*Provided material*:
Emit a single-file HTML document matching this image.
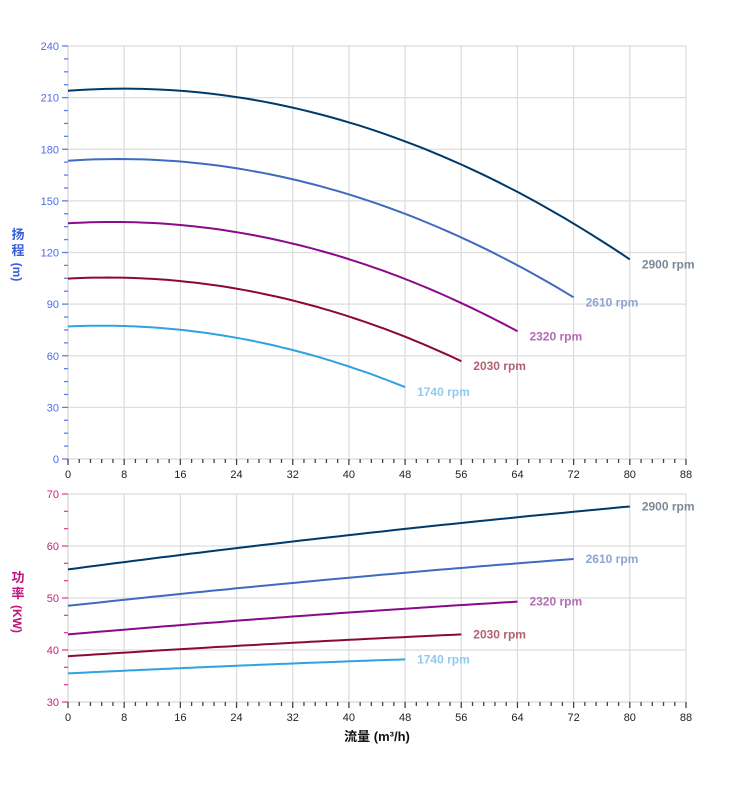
<!DOCTYPE html>
<html><head><meta charset="utf-8"><style>
body{margin:0;background:#fff;width:752px;height:797px;overflow:hidden}
svg text{font-family:"Liberation Sans","Noto Sans CJK SC",sans-serif}
</style></head><body>
<svg id="s" width="752" height="797" xmlns="http://www.w3.org/2000/svg"></svg>
<script>
const s=document.getElementById('s');let h='';
const X=q=>68+q*618/88, YT=v=>459-v*413/240, YB=v=>702-(v-30)*208/40;
for(let q=8;q<=88;q+=8){h+=`<line x1="${X(q)}" y1="46" x2="${X(q)}" y2="459" stroke="#ddd" stroke-width="1.3"/><line x1="${X(q)}" y1="494" x2="${X(q)}" y2="702" stroke="#ddd" stroke-width="1.3"/>`;}
for(let v=30;v<=240;v+=30)h+=`<line x1="68" y1="${YT(v)}" x2="686" y2="${YT(v)}" stroke="#ddd" stroke-width="1.3"/>`;
for(let v=40;v<=70;v+=10)h+=`<line x1="68" y1="${YB(v)}" x2="686" y2="${YB(v)}" stroke="#ddd" stroke-width="1.3"/>`;
h+=`<line x1="68" y1="46" x2="68" y2="459" stroke="#ccc"/><line x1="68" y1="459" x2="686" y2="459" stroke="#ccc"/>`;
h+=`<line x1="68" y1="494" x2="68" y2="702" stroke="#ccc"/><line x1="68" y1="702" x2="686" y2="702" stroke="#ccc"/>`;
for(let i=0;i<=32;i++){let v=i*7.5,y=YT(v),maj=i%4==0;h+=`<line x1="${maj?62:64}" y1="${y}" x2="68" y2="${y}" stroke="#5b7ef0" stroke-width="1.3"/>`;if(maj)h+=`<text x="59" y="${y+4}" font-size="11" fill="#4a6ee8" text-anchor="end">${v}</text>`;}
for(let i=0;i<=12;i++){let v=30+i*10/3,y=YB(v),maj=i%3==0;h+=`<line x1="${maj?62:64}" y1="${y}" x2="68" y2="${y}" stroke="#e0409a" stroke-width="1.3"/>`;if(maj)h+=`<text x="59" y="${y+4}" font-size="11" fill="#d0207f" text-anchor="end">${Math.round(v)}</text>`;}
for(let i=0;i<=55;i++){let q=i*1.6,x=X(q),maj=i%5==0;[459,702].forEach(b=>{h+=`<line x1="${x}" y1="${b}" x2="${x}" y2="${b+(maj?6:4)}" stroke="#444" stroke-width="1.3"/>`;if(maj)h+=`<text x="${x}" y="${b+19}" font-size="11" fill="#222" text-anchor="middle">${Math.round(q)}</text>`;});}
h+=`<text x="18" y="239" font-size="13" fill="#3a5ed8" font-weight="bold" text-anchor="middle">扬</text><text x="18" y="255" font-size="13" fill="#3a5ed8" font-weight="bold" text-anchor="middle">程</text><text transform="translate(13,272) rotate(90)" font-size="12" fill="#3a5ed8" font-weight="bold" text-anchor="middle">(m)</text>`;
h+=`<text x="18" y="582" font-size="13" fill="#c0147a" font-weight="bold" text-anchor="middle">功</text><text x="18" y="598" font-size="13" fill="#c0147a" font-weight="bold" text-anchor="middle">率</text><text transform="translate(13,619) rotate(90)" font-size="12" fill="#c0147a" font-weight="bold" text-anchor="middle">(KW)</text>`;
h+=`<text x="377" y="741" font-size="13" fill="#111" font-weight="bold" text-anchor="middle">流量 (m³/h)</text>`;
const S=[[2900,'#003a6b','#7b8a99',55.5,67.6],[2610,'#3e6bbf','#8fa3d2',48.5,57.5],[2320,'#8b0a8b','#b46cb4',43,49.3],[2030,'#8b0a2e','#b26272',38.8,43],[1740,'#2fa2e0','#92c9ef',35.5,38.2]];
S.forEach(([n,c,lc,p0,p1])=>{const r=n/2900,qm=80*r;let a='',b='';
for(let i=0;i<=60;i++){const q=qm*i/60;const H=214*r*r+0.306*r*q-0.01914*q*q;a+=(i?'L':'M')+X(q).toFixed(1)+' '+YT(H).toFixed(1);
const t=i/60;const P=p0+(p1-p0)*(t+0.18*t*(1-t));b+=(i?'L':'M')+X(q).toFixed(1)+' '+YB(P).toFixed(1);}
h+=`<path d="${a}" fill="none" stroke="${c}" stroke-width="2"/><path d="${b}" fill="none" stroke="${c}" stroke-width="2"/>`;
const He=214*r*r+0.306*r*qm-0.01914*qm*qm;
h+=`<text x="${X(qm)+12}" y="${YT(He)+9}" font-size="12" font-weight="bold" fill="${lc}">${n} rpm</text>`;
h+=`<text x="${X(qm)+12}" y="${YB(p1)+4}" font-size="12" font-weight="bold" fill="${lc}">${n} rpm</text>`;});
s.innerHTML=h;
</script>
</body></html>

*Exercise task*:
Omit every picture, then reproduce the rest of the listing exactly.

*Answer for this exercise*:
Emit a single-file HTML document matching this image.
<!DOCTYPE html>
<html><head><meta charset="utf-8"><style>
body{margin:0;background:#fff;width:752px;height:797px;overflow:hidden}
svg text{font-family:"Liberation Sans","Noto Sans CJK SC",sans-serif}
</style></head><body>
<svg id="s" width="752" height="797" xmlns="http://www.w3.org/2000/svg"></svg>
<script>
const s=document.getElementById('s');let h='';
const X=q=>68+q*618/88, YT=v=>459-v*413/240, YB=v=>702-(v-30)*208/40;
for(let q=8;q<=88;q+=8){h+=`<line x1="${X(q)}" y1="46" x2="${X(q)}" y2="459" stroke="#ddd" stroke-width="1.3"/><line x1="${X(q)}" y1="494" x2="${X(q)}" y2="702" stroke="#ddd" stroke-width="1.3"/>`;}
for(let v=30;v<=240;v+=30)h+=`<line x1="68" y1="${YT(v)}" x2="686" y2="${YT(v)}" stroke="#ddd" stroke-width="1.3"/>`;
for(let v=40;v<=70;v+=10)h+=`<line x1="68" y1="${YB(v)}" x2="686" y2="${YB(v)}" stroke="#ddd" stroke-width="1.3"/>`;
h+=`<line x1="68" y1="46" x2="68" y2="459" stroke="#ccc"/><line x1="68" y1="459" x2="686" y2="459" stroke="#ccc"/>`;
h+=`<line x1="68" y1="494" x2="68" y2="702" stroke="#ccc"/><line x1="68" y1="702" x2="686" y2="702" stroke="#ccc"/>`;
for(let i=0;i<=32;i++){let v=i*7.5,y=YT(v),maj=i%4==0;h+=`<line x1="${maj?62:64}" y1="${y}" x2="68" y2="${y}" stroke="#5b7ef0" stroke-width="1.3"/>`;if(maj)h+=`<text x="59" y="${y+4}" font-size="11" fill="#4a6ee8" text-anchor="end">${v}</text>`;}
for(let i=0;i<=12;i++){let v=30+i*10/3,y=YB(v),maj=i%3==0;h+=`<line x1="${maj?62:64}" y1="${y}" x2="68" y2="${y}" stroke="#e0409a" stroke-width="1.3"/>`;if(maj)h+=`<text x="59" y="${y+4}" font-size="11" fill="#d0207f" text-anchor="end">${Math.round(v)}</text>`;}
for(let i=0;i<=55;i++){let q=i*1.6,x=X(q),maj=i%5==0;[459,702].forEach(b=>{h+=`<line x1="${x}" y1="${b}" x2="${x}" y2="${b+(maj?6:4)}" stroke="#444" stroke-width="1.3"/>`;if(maj)h+=`<text x="${x}" y="${b+19}" font-size="11" fill="#222" text-anchor="middle">${Math.round(q)}</text>`;});}
h+=`<text x="18" y="239" font-size="13" fill="#3a5ed8" font-weight="bold" text-anchor="middle">扬</text><text x="18" y="255" font-size="13" fill="#3a5ed8" font-weight="bold" text-anchor="middle">程</text><text transform="translate(13,272) rotate(90)" font-size="12" fill="#3a5ed8" font-weight="bold" text-anchor="middle">(m)</text>`;
h+=`<text x="18" y="582" font-size="13" fill="#c0147a" font-weight="bold" text-anchor="middle">功</text><text x="18" y="598" font-size="13" fill="#c0147a" font-weight="bold" text-anchor="middle">率</text><text transform="translate(13,619) rotate(90)" font-size="12" fill="#c0147a" font-weight="bold" text-anchor="middle">(KW)</text>`;
h+=`<text x="377" y="741" font-size="13" fill="#111" font-weight="bold" text-anchor="middle">流量 (m³/h)</text>`;
const S=[[2900,'#003a6b','#7b8a99',55.5,67.6],[2610,'#3e6bbf','#8fa3d2',48.5,57.5],[2320,'#8b0a8b','#b46cb4',43,49.3],[2030,'#8b0a2e','#b26272',38.8,43],[1740,'#2fa2e0','#92c9ef',35.5,38.2]];
S.forEach(([n,c,lc,p0,p1])=>{const r=n/2900,qm=80*r;let a='',b='';
for(let i=0;i<=60;i++){const q=qm*i/60;const H=214*r*r+0.306*r*q-0.01914*q*q;a+=(i?'L':'M')+X(q).toFixed(1)+' '+YT(H).toFixed(1);
const t=i/60;const P=p0+(p1-p0)*(t+0.18*t*(1-t));b+=(i?'L':'M')+X(q).toFixed(1)+' '+YB(P).toFixed(1);}
h+=`<path d="${a}" fill="none" stroke="${c}" stroke-width="2"/><path d="${b}" fill="none" stroke="${c}" stroke-width="2"/>`;
const He=214*r*r+0.306*r*qm-0.01914*qm*qm;
h+=`<text x="${X(qm)+12}" y="${YT(He)+9}" font-size="12" font-weight="bold" fill="${lc}">${n} rpm</text>`;
h+=`<text x="${X(qm)+12}" y="${YB(p1)+4}" font-size="12" font-weight="bold" fill="${lc}">${n} rpm</text>`;});
s.innerHTML=h;
</script>
</body></html>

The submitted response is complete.